In your copy, leave out the pictures; write out all the data exactly.
## START INFORMATION SUPPLIED
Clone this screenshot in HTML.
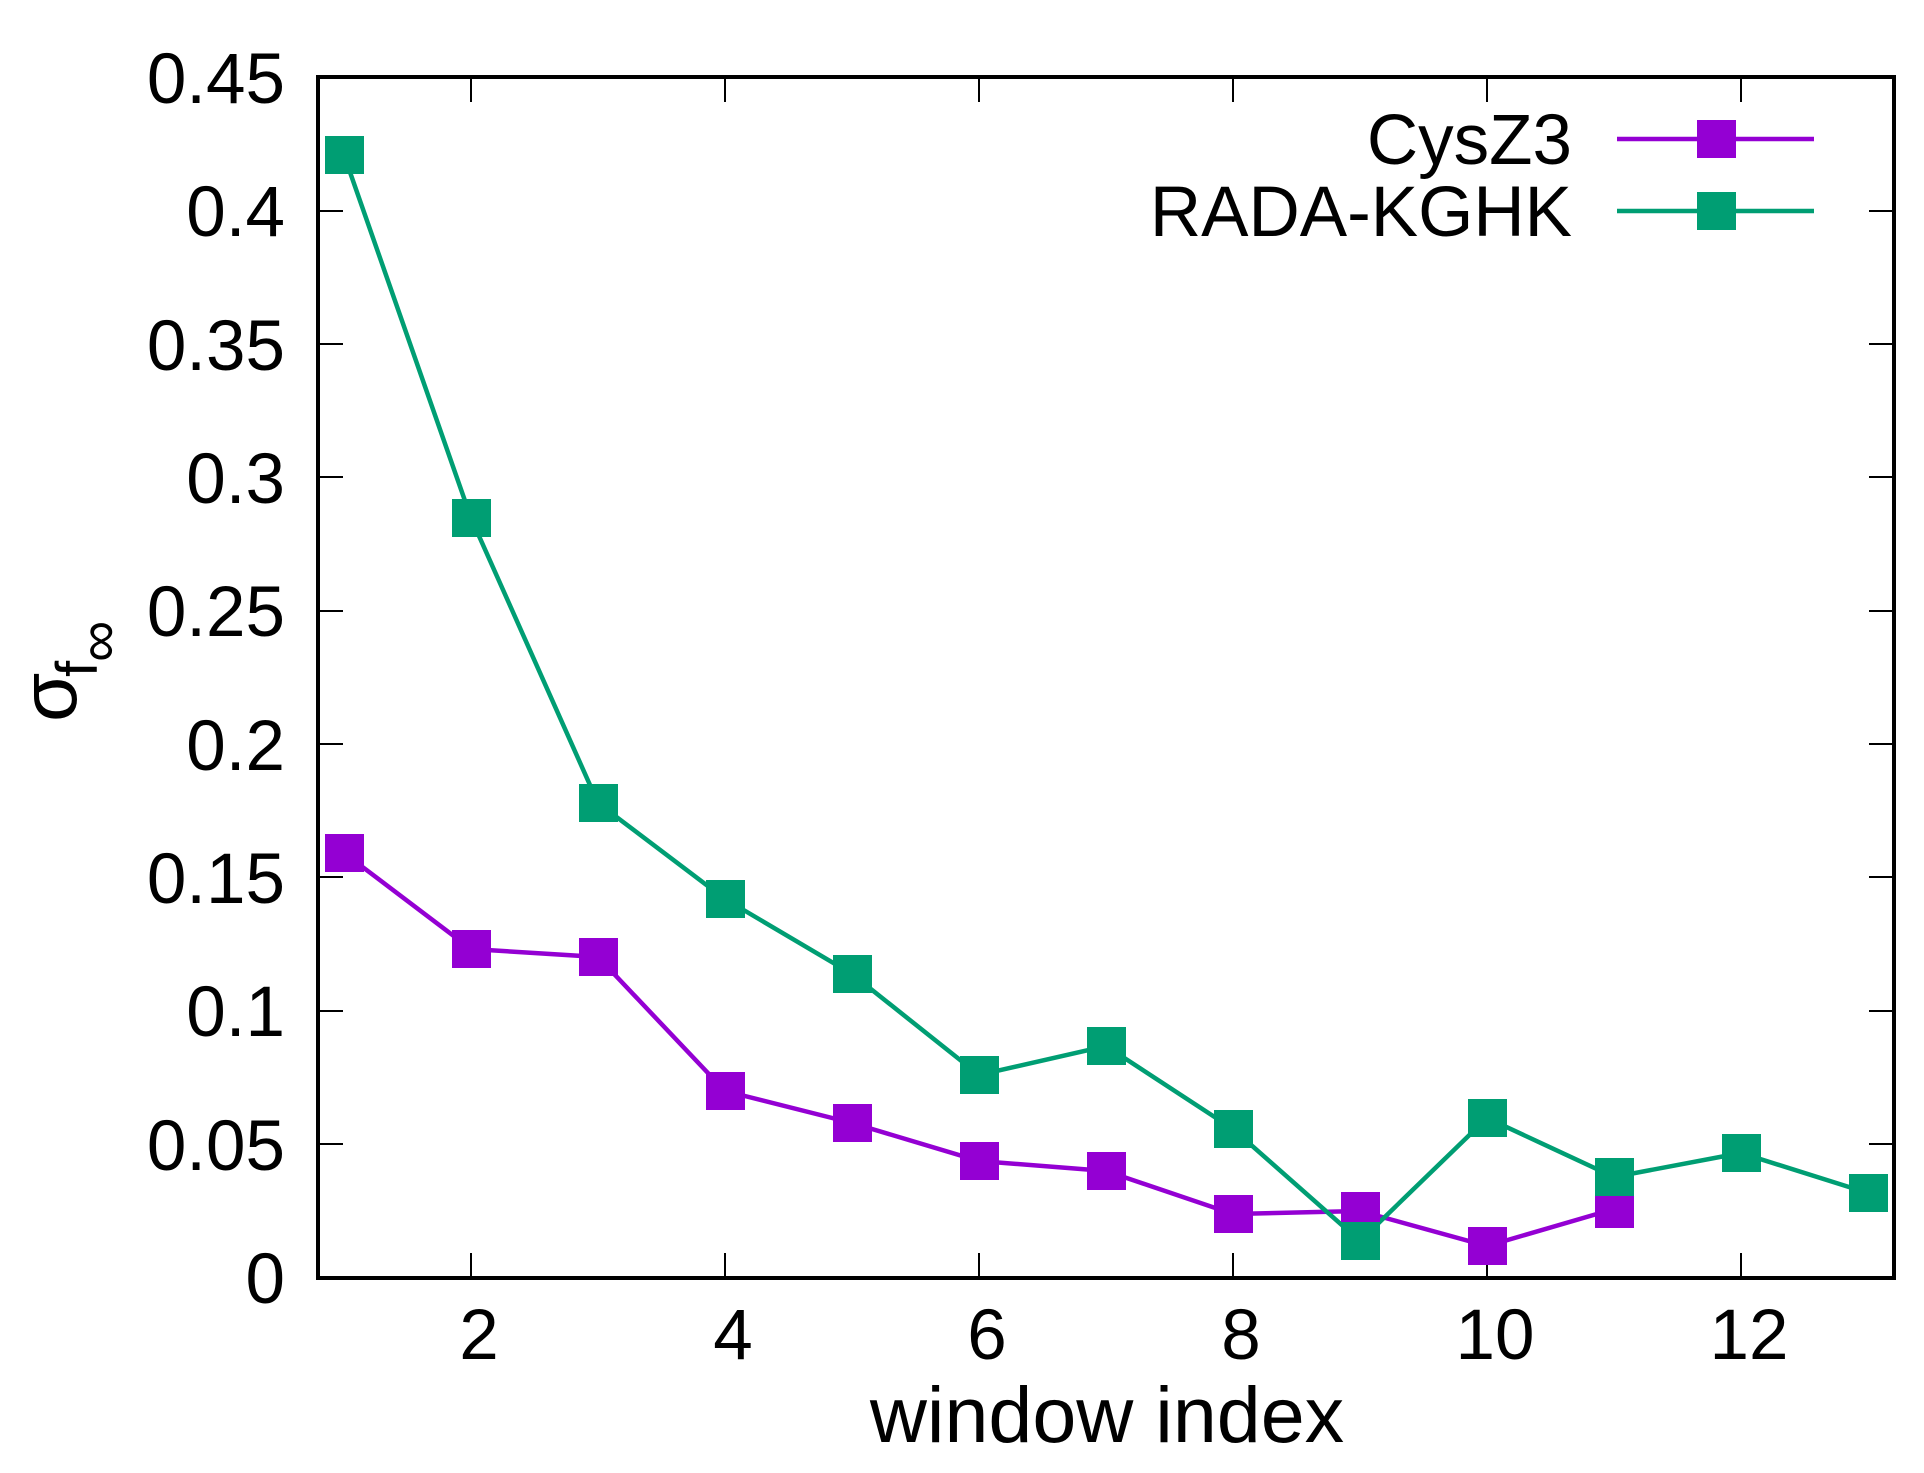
<!DOCTYPE html>
<html><head><meta charset="utf-8"><style>
html,body{margin:0;padding:0;background:#fff;}
svg{display:block;}
text{font-family:"Liberation Sans",sans-serif;fill:#000;}
</style></head><body>
<svg width="1924" height="1473" viewBox="0 0 1924 1473" xmlns="http://www.w3.org/2000/svg">
<g stroke="#000" stroke-width="2">
<line x1="318" y1="1144" x2="343" y2="1144"/><line x1="1894" y1="1144" x2="1869" y2="1144"/>
<line x1="318" y1="1011" x2="343" y2="1011"/><line x1="1894" y1="1011" x2="1869" y2="1011"/>
<line x1="318" y1="877" x2="343" y2="877"/><line x1="1894" y1="877" x2="1869" y2="877"/>
<line x1="318" y1="744" x2="343" y2="744"/><line x1="1894" y1="744" x2="1869" y2="744"/>
<line x1="318" y1="611" x2="343" y2="611"/><line x1="1894" y1="611" x2="1869" y2="611"/>
<line x1="318" y1="477" x2="343" y2="477"/><line x1="1894" y1="477" x2="1869" y2="477"/>
<line x1="318" y1="344" x2="343" y2="344"/><line x1="1894" y1="344" x2="1869" y2="344"/>
<line x1="318" y1="211" x2="343" y2="211"/><line x1="1894" y1="211" x2="1869" y2="211"/>
<line x1="471" y1="1278" x2="471" y2="1253"/><line x1="471" y1="77" x2="471" y2="102"/>
<line x1="725" y1="1278" x2="725" y2="1253"/><line x1="725" y1="77" x2="725" y2="102"/>
<line x1="979" y1="1278" x2="979" y2="1253"/><line x1="979" y1="77" x2="979" y2="102"/>
<line x1="1233" y1="1278" x2="1233" y2="1253"/><line x1="1233" y1="77" x2="1233" y2="102"/>
<line x1="1487" y1="1278" x2="1487" y2="1253"/><line x1="1487" y1="77" x2="1487" y2="102"/>
<line x1="1741" y1="1278" x2="1741" y2="1253"/><line x1="1741" y1="77" x2="1741" y2="102"/>
</g>
<g font-size="71" text-anchor="end">
<text x="285" y="1303">0</text>
<text x="285" y="1170">0.05</text>
<text x="285" y="1036">0.1</text>
<text x="285" y="903">0.15</text>
<text x="285" y="770">0.2</text>
<text x="285" y="636">0.25</text>
<text x="285" y="503">0.3</text>
<text x="285" y="370">0.35</text>
<text x="285" y="236">0.4</text>
<text x="285" y="103">0.45</text>
</g>
<g font-size="71" text-anchor="middle">
<text x="479" y="1359">2</text>
<text x="733" y="1359">4</text>
<text x="987" y="1359">6</text>
<text x="1241" y="1359">8</text>
<text x="1495" y="1359">10</text>
<text x="1749" y="1359">12</text>
<text x="1107" y="1442" font-size="79">window index</text>
</g>
<g transform="translate(76,722) rotate(-90)">
<text x="0" y="0" font-size="80">σ</text>
<text x="45" y="21" font-size="58">f</text>
<text x="60" y="42" font-size="58">∞</text>
</g>
<polyline fill="none" stroke="#9400d3" stroke-width="4.5" points="344,853 471,949 598,957 725,1091 852,1123 979,1161 1106,1171 1233,1214 1360,1211 1487,1246 1614,1209"/>
<polyline fill="none" stroke="#009e73" stroke-width="4.5" points="344,155 471,518 598,803 725,899 852,974 979,1075 1106,1046 1233,1129 1360,1241 1487,1118 1614,1177 1741,1153 1868,1193"/>
<g fill="#9400d3">
<rect x="325" y="834" width="39" height="38"/><rect x="452" y="930" width="39" height="38"/><rect x="579" y="938" width="39" height="38"/><rect x="706" y="1072" width="39" height="38"/><rect x="833" y="1104" width="39" height="38"/><rect x="960" y="1142" width="39" height="38"/><rect x="1087" y="1152" width="39" height="38"/><rect x="1214" y="1195" width="39" height="38"/><rect x="1341" y="1192" width="39" height="38"/><rect x="1468" y="1227" width="39" height="38"/><rect x="1595" y="1190" width="39" height="38"/>
</g>
<g fill="#009e73">
<rect x="325" y="136" width="39" height="38"/><rect x="452" y="499" width="39" height="38"/><rect x="579" y="784" width="39" height="38"/><rect x="706" y="880" width="39" height="38"/><rect x="833" y="955" width="39" height="38"/><rect x="960" y="1056" width="39" height="38"/><rect x="1087" y="1027" width="39" height="38"/><rect x="1214" y="1110" width="39" height="38"/><rect x="1341" y="1222" width="39" height="38"/><rect x="1468" y="1099" width="39" height="38"/><rect x="1595" y="1158" width="39" height="38"/><rect x="1722" y="1134" width="39" height="38"/><rect x="1849" y="1174" width="39" height="38"/>
</g>
<g font-size="71" text-anchor="end">
<text x="1572" y="164">CysZ3</text>
<text x="1572" y="236">RADA-KGHK</text>
</g>
<line x1="1617" y1="139" x2="1814" y2="139" stroke="#9400d3" stroke-width="4.5"/>
<rect x="1697" y="120" width="39" height="38" fill="#9400d3"/>
<line x1="1617" y1="211" x2="1814" y2="211" stroke="#009e73" stroke-width="4.5"/>
<rect x="1697" y="192" width="39" height="38" fill="#009e73"/>
<rect x="318" y="77" width="1576" height="1201" fill="none" stroke="#000" stroke-width="4"/>
</svg>
</body></html>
## END INFORMATION SUPPLIED
## THE COMPLETED TASK
Clone this screenshot in HTML.
<!DOCTYPE html>
<html><head><meta charset="utf-8"><style>
html,body{margin:0;padding:0;background:#fff;}
svg{display:block;}
text{font-family:"Liberation Sans",sans-serif;fill:#000;}
</style></head><body>
<svg width="1924" height="1473" viewBox="0 0 1924 1473" xmlns="http://www.w3.org/2000/svg">
<g stroke="#000" stroke-width="2">
<line x1="318" y1="1144" x2="343" y2="1144"/><line x1="1894" y1="1144" x2="1869" y2="1144"/>
<line x1="318" y1="1011" x2="343" y2="1011"/><line x1="1894" y1="1011" x2="1869" y2="1011"/>
<line x1="318" y1="877" x2="343" y2="877"/><line x1="1894" y1="877" x2="1869" y2="877"/>
<line x1="318" y1="744" x2="343" y2="744"/><line x1="1894" y1="744" x2="1869" y2="744"/>
<line x1="318" y1="611" x2="343" y2="611"/><line x1="1894" y1="611" x2="1869" y2="611"/>
<line x1="318" y1="477" x2="343" y2="477"/><line x1="1894" y1="477" x2="1869" y2="477"/>
<line x1="318" y1="344" x2="343" y2="344"/><line x1="1894" y1="344" x2="1869" y2="344"/>
<line x1="318" y1="211" x2="343" y2="211"/><line x1="1894" y1="211" x2="1869" y2="211"/>
<line x1="471" y1="1278" x2="471" y2="1253"/><line x1="471" y1="77" x2="471" y2="102"/>
<line x1="725" y1="1278" x2="725" y2="1253"/><line x1="725" y1="77" x2="725" y2="102"/>
<line x1="979" y1="1278" x2="979" y2="1253"/><line x1="979" y1="77" x2="979" y2="102"/>
<line x1="1233" y1="1278" x2="1233" y2="1253"/><line x1="1233" y1="77" x2="1233" y2="102"/>
<line x1="1487" y1="1278" x2="1487" y2="1253"/><line x1="1487" y1="77" x2="1487" y2="102"/>
<line x1="1741" y1="1278" x2="1741" y2="1253"/><line x1="1741" y1="77" x2="1741" y2="102"/>
</g>
<g font-size="71" text-anchor="end">
<text x="285" y="1303">0</text>
<text x="285" y="1170">0.05</text>
<text x="285" y="1036">0.1</text>
<text x="285" y="903">0.15</text>
<text x="285" y="770">0.2</text>
<text x="285" y="636">0.25</text>
<text x="285" y="503">0.3</text>
<text x="285" y="370">0.35</text>
<text x="285" y="236">0.4</text>
<text x="285" y="103">0.45</text>
</g>
<g font-size="71" text-anchor="middle">
<text x="479" y="1359">2</text>
<text x="733" y="1359">4</text>
<text x="987" y="1359">6</text>
<text x="1241" y="1359">8</text>
<text x="1495" y="1359">10</text>
<text x="1749" y="1359">12</text>
<text x="1107" y="1442" font-size="79">window index</text>
</g>
<g transform="translate(76,722) rotate(-90)">
<text x="0" y="0" font-size="80">σ</text>
<text x="45" y="21" font-size="58">f</text>
<text x="60" y="42" font-size="58">∞</text>
</g>
<polyline fill="none" stroke="#9400d3" stroke-width="4.5" points="344,853 471,949 598,957 725,1091 852,1123 979,1161 1106,1171 1233,1214 1360,1211 1487,1246 1614,1209"/>
<polyline fill="none" stroke="#009e73" stroke-width="4.5" points="344,155 471,518 598,803 725,899 852,974 979,1075 1106,1046 1233,1129 1360,1241 1487,1118 1614,1177 1741,1153 1868,1193"/>
<g fill="#9400d3">
<rect x="325" y="834" width="39" height="38"/><rect x="452" y="930" width="39" height="38"/><rect x="579" y="938" width="39" height="38"/><rect x="706" y="1072" width="39" height="38"/><rect x="833" y="1104" width="39" height="38"/><rect x="960" y="1142" width="39" height="38"/><rect x="1087" y="1152" width="39" height="38"/><rect x="1214" y="1195" width="39" height="38"/><rect x="1341" y="1192" width="39" height="38"/><rect x="1468" y="1227" width="39" height="38"/><rect x="1595" y="1190" width="39" height="38"/>
</g>
<g fill="#009e73">
<rect x="325" y="136" width="39" height="38"/><rect x="452" y="499" width="39" height="38"/><rect x="579" y="784" width="39" height="38"/><rect x="706" y="880" width="39" height="38"/><rect x="833" y="955" width="39" height="38"/><rect x="960" y="1056" width="39" height="38"/><rect x="1087" y="1027" width="39" height="38"/><rect x="1214" y="1110" width="39" height="38"/><rect x="1341" y="1222" width="39" height="38"/><rect x="1468" y="1099" width="39" height="38"/><rect x="1595" y="1158" width="39" height="38"/><rect x="1722" y="1134" width="39" height="38"/><rect x="1849" y="1174" width="39" height="38"/>
</g>
<g font-size="71" text-anchor="end">
<text x="1572" y="164">CysZ3</text>
<text x="1572" y="236">RADA-KGHK</text>
</g>
<line x1="1617" y1="139" x2="1814" y2="139" stroke="#9400d3" stroke-width="4.5"/>
<rect x="1697" y="120" width="39" height="38" fill="#9400d3"/>
<line x1="1617" y1="211" x2="1814" y2="211" stroke="#009e73" stroke-width="4.5"/>
<rect x="1697" y="192" width="39" height="38" fill="#009e73"/>
<rect x="318" y="77" width="1576" height="1201" fill="none" stroke="#000" stroke-width="4"/>
</svg>
</body></html>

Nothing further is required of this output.